* Begin *

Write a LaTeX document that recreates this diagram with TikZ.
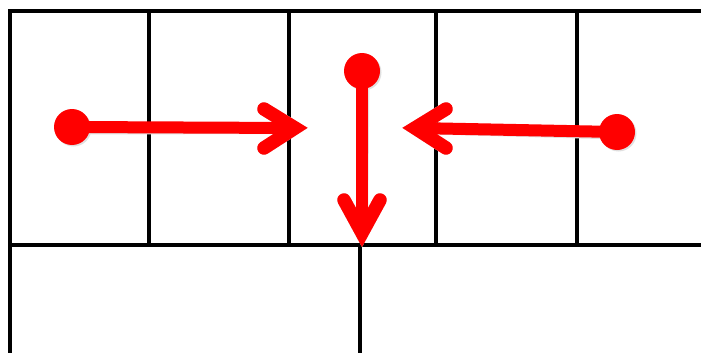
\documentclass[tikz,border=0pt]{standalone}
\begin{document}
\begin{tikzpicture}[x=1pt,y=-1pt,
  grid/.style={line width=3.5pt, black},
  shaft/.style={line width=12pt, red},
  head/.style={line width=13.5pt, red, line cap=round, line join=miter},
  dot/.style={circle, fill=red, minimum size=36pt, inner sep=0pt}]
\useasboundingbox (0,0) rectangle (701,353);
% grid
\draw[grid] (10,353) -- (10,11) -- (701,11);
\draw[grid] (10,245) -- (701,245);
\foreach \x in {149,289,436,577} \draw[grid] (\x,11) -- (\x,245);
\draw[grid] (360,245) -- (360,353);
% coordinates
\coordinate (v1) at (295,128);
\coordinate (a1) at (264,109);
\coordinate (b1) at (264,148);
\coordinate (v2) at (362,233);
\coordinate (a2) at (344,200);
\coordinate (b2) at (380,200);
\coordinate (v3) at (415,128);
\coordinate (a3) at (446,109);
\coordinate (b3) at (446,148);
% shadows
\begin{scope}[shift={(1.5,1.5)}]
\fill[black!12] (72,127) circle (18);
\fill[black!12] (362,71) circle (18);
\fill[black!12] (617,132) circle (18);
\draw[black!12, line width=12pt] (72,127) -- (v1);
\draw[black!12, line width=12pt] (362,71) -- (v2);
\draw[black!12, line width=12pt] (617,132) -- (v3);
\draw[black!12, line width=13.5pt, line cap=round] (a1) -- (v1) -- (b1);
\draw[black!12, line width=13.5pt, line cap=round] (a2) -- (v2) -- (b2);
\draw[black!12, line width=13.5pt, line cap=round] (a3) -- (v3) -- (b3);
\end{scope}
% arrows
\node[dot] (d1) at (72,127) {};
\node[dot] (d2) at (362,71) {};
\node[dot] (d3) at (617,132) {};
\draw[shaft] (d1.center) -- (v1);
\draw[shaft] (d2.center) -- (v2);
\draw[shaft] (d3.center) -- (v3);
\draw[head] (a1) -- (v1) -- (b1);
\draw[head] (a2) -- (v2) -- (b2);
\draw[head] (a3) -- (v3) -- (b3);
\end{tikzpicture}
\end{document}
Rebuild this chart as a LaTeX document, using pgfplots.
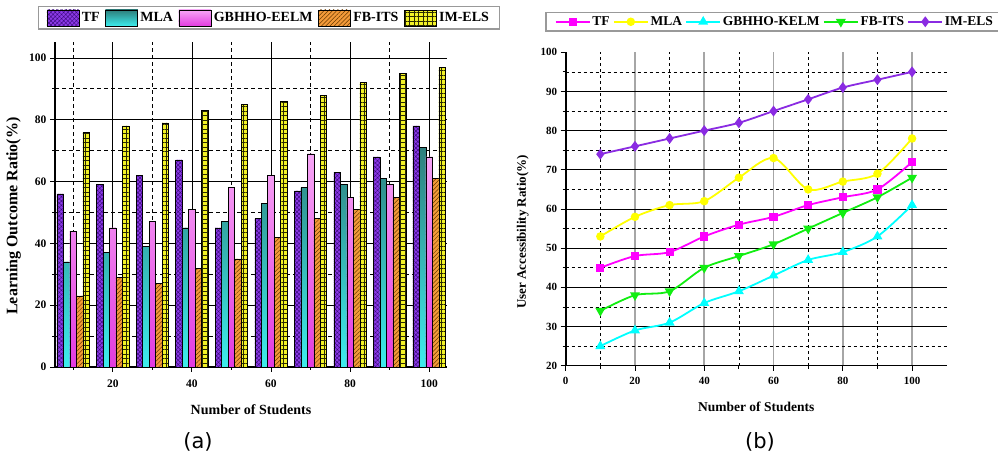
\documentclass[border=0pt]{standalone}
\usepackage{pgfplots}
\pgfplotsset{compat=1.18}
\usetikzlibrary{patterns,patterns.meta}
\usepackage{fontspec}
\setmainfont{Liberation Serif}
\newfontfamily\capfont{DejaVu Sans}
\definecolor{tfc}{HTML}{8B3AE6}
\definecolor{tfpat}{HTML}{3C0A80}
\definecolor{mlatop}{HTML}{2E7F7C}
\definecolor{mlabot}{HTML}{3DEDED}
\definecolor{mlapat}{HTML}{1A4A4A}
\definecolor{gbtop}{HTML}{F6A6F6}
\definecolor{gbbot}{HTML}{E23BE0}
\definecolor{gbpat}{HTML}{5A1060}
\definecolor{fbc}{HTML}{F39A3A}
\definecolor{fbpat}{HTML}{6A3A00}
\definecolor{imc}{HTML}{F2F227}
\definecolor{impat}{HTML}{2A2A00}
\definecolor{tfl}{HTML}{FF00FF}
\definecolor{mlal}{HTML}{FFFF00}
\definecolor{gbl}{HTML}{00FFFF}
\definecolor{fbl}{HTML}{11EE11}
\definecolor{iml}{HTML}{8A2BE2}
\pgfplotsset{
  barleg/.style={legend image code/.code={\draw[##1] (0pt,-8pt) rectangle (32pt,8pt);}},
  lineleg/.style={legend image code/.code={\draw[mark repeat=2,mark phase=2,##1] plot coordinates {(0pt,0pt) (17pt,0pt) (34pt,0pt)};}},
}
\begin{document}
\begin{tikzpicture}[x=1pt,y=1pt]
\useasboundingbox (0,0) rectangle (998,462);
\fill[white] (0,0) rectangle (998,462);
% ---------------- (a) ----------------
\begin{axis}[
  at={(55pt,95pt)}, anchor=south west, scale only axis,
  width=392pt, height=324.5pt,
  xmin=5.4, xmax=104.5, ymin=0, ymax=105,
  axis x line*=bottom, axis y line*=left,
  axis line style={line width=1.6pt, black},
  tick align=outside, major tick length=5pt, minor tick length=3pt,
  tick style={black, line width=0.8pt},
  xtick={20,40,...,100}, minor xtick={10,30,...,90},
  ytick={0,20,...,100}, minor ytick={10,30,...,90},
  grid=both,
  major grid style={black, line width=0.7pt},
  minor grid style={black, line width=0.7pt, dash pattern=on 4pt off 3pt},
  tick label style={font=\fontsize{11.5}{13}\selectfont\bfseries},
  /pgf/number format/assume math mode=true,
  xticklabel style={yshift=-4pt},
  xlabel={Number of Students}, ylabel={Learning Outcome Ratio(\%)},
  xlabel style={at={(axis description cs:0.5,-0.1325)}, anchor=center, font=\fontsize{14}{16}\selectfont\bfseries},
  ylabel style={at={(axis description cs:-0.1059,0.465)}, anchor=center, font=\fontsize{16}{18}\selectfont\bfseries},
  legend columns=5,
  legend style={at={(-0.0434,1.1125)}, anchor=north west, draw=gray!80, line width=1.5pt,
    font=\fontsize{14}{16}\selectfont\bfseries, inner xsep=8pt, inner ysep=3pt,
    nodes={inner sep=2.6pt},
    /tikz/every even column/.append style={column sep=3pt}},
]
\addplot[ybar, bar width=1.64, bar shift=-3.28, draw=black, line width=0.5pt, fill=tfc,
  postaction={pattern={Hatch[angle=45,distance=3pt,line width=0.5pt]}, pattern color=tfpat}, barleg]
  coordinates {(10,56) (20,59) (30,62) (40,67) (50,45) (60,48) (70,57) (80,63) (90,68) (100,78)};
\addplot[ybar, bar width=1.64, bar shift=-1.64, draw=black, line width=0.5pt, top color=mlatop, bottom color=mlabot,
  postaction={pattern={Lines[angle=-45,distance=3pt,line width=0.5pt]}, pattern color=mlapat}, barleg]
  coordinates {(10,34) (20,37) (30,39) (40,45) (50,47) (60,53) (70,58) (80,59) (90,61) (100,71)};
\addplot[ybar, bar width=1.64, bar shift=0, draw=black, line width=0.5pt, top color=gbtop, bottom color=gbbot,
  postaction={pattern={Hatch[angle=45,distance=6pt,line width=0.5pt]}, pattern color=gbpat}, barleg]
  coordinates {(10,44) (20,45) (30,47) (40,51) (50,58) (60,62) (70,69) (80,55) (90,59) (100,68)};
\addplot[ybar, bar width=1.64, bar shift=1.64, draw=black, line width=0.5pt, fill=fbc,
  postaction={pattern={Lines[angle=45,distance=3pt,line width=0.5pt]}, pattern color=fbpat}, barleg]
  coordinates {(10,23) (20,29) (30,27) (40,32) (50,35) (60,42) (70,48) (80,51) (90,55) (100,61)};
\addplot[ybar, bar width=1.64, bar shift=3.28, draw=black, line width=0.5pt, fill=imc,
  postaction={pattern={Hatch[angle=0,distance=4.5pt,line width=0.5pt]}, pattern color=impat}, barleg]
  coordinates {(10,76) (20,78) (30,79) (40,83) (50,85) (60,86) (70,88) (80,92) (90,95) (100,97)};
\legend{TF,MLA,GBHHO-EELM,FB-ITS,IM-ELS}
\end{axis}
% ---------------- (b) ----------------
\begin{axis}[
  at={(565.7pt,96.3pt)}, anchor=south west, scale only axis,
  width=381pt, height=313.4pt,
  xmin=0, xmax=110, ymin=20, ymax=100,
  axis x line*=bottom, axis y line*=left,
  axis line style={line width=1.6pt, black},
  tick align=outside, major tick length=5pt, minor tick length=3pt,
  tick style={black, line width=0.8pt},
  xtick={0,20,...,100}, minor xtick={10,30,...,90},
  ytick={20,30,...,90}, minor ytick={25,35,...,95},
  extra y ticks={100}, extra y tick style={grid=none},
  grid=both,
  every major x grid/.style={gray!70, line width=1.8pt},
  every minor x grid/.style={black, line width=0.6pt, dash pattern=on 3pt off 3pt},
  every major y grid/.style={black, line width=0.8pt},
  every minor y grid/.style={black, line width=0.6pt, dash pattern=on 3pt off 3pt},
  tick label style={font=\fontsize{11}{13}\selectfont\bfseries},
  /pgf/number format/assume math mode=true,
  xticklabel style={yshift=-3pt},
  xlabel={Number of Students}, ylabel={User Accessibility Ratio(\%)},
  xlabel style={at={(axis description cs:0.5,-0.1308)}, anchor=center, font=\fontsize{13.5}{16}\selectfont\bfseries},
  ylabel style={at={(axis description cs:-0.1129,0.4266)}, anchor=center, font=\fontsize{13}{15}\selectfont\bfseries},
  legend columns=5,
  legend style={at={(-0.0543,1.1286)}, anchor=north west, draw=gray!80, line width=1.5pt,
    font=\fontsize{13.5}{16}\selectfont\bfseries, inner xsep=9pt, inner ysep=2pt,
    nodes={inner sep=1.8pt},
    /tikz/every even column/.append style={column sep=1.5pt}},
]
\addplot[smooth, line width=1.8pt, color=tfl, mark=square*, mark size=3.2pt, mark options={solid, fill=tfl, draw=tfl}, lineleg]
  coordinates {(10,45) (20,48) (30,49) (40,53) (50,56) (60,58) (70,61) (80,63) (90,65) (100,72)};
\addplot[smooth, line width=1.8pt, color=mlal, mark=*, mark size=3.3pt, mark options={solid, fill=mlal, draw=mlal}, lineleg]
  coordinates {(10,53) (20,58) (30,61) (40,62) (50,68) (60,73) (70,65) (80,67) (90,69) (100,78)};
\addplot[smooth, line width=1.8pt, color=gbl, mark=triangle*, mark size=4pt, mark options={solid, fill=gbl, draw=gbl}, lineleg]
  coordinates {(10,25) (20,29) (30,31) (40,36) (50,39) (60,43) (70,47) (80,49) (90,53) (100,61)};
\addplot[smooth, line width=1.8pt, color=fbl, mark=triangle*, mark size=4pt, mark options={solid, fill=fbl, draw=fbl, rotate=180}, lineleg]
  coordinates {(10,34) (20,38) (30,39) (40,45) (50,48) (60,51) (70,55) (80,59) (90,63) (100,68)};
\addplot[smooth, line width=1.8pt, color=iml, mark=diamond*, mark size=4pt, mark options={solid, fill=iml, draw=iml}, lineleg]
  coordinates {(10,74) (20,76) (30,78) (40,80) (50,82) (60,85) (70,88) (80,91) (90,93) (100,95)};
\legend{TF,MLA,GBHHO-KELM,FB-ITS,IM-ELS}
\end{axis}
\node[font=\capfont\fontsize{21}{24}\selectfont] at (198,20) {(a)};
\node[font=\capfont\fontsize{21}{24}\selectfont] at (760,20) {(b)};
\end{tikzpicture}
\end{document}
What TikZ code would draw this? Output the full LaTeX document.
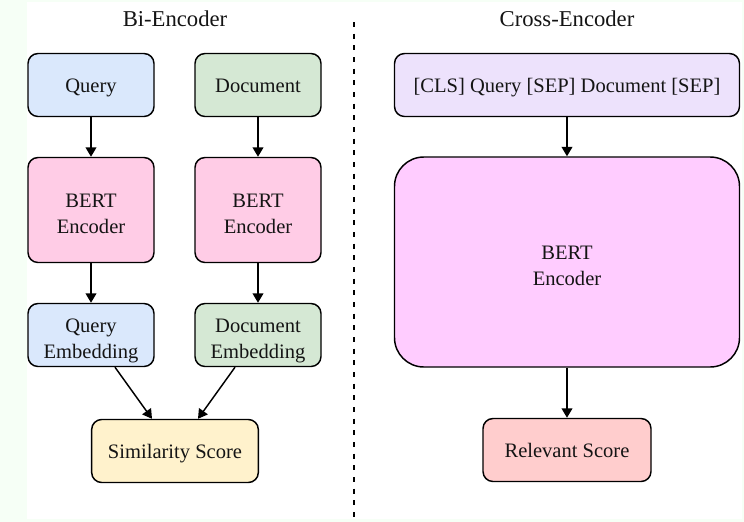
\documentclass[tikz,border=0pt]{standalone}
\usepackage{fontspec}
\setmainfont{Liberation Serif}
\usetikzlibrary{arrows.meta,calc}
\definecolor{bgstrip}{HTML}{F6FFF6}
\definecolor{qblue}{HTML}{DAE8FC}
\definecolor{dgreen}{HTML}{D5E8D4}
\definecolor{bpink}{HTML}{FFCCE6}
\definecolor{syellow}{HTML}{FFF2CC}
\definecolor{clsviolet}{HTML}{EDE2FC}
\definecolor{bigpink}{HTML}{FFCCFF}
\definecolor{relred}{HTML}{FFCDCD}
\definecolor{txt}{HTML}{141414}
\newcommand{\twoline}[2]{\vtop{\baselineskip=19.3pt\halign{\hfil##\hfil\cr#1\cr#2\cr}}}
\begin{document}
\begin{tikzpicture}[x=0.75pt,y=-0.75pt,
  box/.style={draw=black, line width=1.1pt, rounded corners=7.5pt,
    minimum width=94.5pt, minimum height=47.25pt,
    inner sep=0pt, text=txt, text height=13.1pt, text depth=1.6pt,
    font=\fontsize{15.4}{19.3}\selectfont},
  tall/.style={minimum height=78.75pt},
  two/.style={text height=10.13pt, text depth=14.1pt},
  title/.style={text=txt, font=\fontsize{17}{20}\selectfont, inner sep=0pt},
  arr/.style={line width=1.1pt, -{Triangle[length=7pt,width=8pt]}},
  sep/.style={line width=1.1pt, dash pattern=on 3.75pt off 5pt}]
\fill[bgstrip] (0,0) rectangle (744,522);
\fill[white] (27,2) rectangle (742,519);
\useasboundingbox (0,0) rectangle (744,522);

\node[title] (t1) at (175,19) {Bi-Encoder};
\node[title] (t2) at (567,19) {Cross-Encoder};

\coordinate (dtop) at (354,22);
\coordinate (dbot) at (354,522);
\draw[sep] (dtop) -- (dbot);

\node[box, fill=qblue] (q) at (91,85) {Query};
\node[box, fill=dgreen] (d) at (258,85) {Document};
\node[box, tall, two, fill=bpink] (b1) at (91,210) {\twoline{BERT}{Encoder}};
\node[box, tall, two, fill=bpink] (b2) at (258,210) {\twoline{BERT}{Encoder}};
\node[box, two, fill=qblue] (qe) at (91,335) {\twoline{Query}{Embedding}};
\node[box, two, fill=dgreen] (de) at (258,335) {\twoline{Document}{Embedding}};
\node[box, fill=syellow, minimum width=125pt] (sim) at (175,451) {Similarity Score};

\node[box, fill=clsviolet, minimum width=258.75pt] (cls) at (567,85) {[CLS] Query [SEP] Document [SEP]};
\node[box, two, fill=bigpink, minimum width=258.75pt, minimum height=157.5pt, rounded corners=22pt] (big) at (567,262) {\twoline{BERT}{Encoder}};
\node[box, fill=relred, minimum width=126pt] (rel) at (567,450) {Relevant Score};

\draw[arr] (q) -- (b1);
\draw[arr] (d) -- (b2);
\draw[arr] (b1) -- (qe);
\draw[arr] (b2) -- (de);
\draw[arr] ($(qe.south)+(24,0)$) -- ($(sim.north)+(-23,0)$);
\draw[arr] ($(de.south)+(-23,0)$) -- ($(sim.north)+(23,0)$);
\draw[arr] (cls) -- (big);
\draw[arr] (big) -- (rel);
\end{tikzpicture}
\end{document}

* End *

Exercise aim – From the line containing "What TikZ code" to the line containing "(dtop) -- (dbot);", both lines included, give the text again exactly, without any pictures.

Final result –
What TikZ code would draw this? Output the full LaTeX document.
\documentclass[tikz,border=0pt]{standalone}
\usepackage{fontspec}
\setmainfont{Liberation Serif}
\usetikzlibrary{arrows.meta,calc}
\definecolor{bgstrip}{HTML}{F6FFF6}
\definecolor{qblue}{HTML}{DAE8FC}
\definecolor{dgreen}{HTML}{D5E8D4}
\definecolor{bpink}{HTML}{FFCCE6}
\definecolor{syellow}{HTML}{FFF2CC}
\definecolor{clsviolet}{HTML}{EDE2FC}
\definecolor{bigpink}{HTML}{FFCCFF}
\definecolor{relred}{HTML}{FFCDCD}
\definecolor{txt}{HTML}{141414}
\newcommand{\twoline}[2]{\vtop{\baselineskip=19.3pt\halign{\hfil##\hfil\cr#1\cr#2\cr}}}
\begin{document}
\begin{tikzpicture}[x=0.75pt,y=-0.75pt,
  box/.style={draw=black, line width=1.1pt, rounded corners=7.5pt,
    minimum width=94.5pt, minimum height=47.25pt,
    inner sep=0pt, text=txt, text height=13.1pt, text depth=1.6pt,
    font=\fontsize{15.4}{19.3}\selectfont},
  tall/.style={minimum height=78.75pt},
  two/.style={text height=10.13pt, text depth=14.1pt},
  title/.style={text=txt, font=\fontsize{17}{20}\selectfont, inner sep=0pt},
  arr/.style={line width=1.1pt, -{Triangle[length=7pt,width=8pt]}},
  sep/.style={line width=1.1pt, dash pattern=on 3.75pt off 5pt}]
\fill[bgstrip] (0,0) rectangle (744,522);
\fill[white] (27,2) rectangle (742,519);
\useasboundingbox (0,0) rectangle (744,522);

\node[title] (t1) at (175,19) {Bi-Encoder};
\node[title] (t2) at (567,19) {Cross-Encoder};

\coordinate (dtop) at (354,22);
\coordinate (dbot) at (354,522);
\draw[sep] (dtop) -- (dbot);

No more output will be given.